Get Off to a Good Start
Another benefit of having a strong and trusted relationship with nearby trainers is to provide the large proportion of first-time pet owners with a good foundation for at-home interactions with their cats and dogs. We know about the puppy explosion just by looking at the number of doggie diapers sold in 2020. According to Nielsen research, sales for the house-training accessory jumped by $24 million in 24 weeks. And it’s not just doggie diapers. Nielsen reported that dog leash sales increased by $44.6 million during the same period and pet toy sales by $243 million.
Pet owners of today look very different than those of a year ago. Most work remotely, are millennials or Generation Zers, consider their pets “fur babies,” and are not as lenient or forgiving when their pets display unwanted behaviors in a home that doubles as a place of work.
One of the most important positive outcomes of trainer-veterinarian relationships is the ability to delegate.
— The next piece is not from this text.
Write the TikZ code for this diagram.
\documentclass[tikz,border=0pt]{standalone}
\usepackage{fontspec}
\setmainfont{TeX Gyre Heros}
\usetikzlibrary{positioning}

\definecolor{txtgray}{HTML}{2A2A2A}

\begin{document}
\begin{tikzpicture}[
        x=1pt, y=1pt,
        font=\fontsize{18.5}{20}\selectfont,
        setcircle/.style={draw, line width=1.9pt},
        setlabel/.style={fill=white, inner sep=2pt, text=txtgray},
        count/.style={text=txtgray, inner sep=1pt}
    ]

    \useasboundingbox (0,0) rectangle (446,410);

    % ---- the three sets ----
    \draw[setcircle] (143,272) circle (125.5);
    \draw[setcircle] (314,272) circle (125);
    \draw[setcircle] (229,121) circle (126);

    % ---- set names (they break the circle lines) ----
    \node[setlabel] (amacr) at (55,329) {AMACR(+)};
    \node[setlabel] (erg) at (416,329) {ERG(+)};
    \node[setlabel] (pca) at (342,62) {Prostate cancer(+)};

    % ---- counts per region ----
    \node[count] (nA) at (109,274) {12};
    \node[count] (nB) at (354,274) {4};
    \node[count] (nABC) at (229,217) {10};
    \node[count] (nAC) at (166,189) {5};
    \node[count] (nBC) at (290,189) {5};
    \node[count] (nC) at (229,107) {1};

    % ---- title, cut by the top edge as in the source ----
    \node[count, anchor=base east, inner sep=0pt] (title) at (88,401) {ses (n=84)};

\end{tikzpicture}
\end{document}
Veterinarians and care teams sometimes are inundated with behavior questions that, while not always incredibly complicated, require significant time to answer. Time is one commodity most of us don’t have enough of.
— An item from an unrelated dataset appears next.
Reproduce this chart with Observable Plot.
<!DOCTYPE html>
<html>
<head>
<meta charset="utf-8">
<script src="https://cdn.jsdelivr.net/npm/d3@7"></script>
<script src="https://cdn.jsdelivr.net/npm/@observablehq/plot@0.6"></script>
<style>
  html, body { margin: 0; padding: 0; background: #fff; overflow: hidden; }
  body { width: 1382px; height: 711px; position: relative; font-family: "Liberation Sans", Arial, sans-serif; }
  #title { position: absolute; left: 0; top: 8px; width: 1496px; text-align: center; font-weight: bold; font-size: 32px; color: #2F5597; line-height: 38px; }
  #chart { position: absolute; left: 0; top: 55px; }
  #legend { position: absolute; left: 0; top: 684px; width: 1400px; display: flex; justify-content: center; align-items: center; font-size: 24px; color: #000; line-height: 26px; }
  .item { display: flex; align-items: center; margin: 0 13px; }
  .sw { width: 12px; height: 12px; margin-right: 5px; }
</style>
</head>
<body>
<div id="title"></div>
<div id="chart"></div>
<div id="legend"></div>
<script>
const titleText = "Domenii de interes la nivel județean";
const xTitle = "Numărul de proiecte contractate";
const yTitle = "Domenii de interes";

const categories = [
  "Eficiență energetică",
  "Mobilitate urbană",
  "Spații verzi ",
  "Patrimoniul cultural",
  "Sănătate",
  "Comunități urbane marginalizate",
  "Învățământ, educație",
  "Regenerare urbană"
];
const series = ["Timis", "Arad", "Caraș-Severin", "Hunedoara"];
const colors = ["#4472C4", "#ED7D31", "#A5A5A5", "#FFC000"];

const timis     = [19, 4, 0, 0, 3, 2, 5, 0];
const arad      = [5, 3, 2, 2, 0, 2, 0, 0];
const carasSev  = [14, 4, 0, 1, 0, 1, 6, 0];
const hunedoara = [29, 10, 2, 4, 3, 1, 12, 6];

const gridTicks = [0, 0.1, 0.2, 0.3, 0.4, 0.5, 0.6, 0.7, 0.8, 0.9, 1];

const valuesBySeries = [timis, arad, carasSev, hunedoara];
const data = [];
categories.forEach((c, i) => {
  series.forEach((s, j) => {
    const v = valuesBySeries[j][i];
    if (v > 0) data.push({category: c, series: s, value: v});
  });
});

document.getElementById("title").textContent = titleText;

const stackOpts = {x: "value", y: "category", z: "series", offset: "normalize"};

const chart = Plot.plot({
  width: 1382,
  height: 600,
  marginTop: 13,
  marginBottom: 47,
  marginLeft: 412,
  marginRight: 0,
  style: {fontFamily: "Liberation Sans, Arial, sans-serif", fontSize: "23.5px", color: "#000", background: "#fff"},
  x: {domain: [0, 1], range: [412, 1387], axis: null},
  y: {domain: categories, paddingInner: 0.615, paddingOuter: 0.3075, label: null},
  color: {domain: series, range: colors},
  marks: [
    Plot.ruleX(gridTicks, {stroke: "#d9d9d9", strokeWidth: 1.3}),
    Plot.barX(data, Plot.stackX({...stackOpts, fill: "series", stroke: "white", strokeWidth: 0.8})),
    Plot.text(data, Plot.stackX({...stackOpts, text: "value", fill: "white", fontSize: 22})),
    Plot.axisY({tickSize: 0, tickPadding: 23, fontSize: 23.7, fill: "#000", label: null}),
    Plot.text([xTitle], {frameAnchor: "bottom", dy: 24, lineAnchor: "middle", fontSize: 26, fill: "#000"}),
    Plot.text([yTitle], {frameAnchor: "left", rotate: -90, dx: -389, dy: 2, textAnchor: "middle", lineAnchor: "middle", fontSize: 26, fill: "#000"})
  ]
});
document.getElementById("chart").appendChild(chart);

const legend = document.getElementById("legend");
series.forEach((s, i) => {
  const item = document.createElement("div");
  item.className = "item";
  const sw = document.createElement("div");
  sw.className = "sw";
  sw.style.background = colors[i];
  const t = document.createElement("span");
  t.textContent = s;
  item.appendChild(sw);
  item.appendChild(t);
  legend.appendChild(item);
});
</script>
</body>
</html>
Veterinary teams typically take a collective deep breath when they are running late on appointments, an emergency case is waiting or a client about to end the appointment has a last question that involves multiple layers of behavior scenarios. While some teams might choose to continue the client conversation, consider the alternative of referring the owner to a trainer within your network. This would allow you to spend more time on other patients and essential services. One way to reinforce a referral is to sell tools recommended by the trainer. Also, realize that your trusted trainer might be more current on training trends.
Although 2020 brought many hardships and obstacles, look at the tremendous opportunity it presented for our profession to be disrupted, be creative and reinvent ourselves. Creating a strong referral relationship with trainers can be an essential and financially efficient way to provide behavioral education and satisfy the needs of your patients and clients.
WHAT A TRAINER CAN DO
Cooperative care training is a creative way of using a dog’s normal behaviors to turn it into a willing veterinary participant. Rather than continually struggling with fearful, anxious or reactive patients during exams, consider referring the owners to a trainer for help with:
- Techniques for cleaning and treating ears in chronic otitis cases.
- Techniques for cooperative nail trims and foot soaks.
- Teaching anxious patients “sit,” “stay” or “down.”
- Teaching a chin-rest behavior so that the patient stands or remains still for procedures like blood draws.
- Using a basket muzzle on reactive patients.
- Techniques for receiving subcutaneous injections.
- Teaching pets to open their mouth for medications.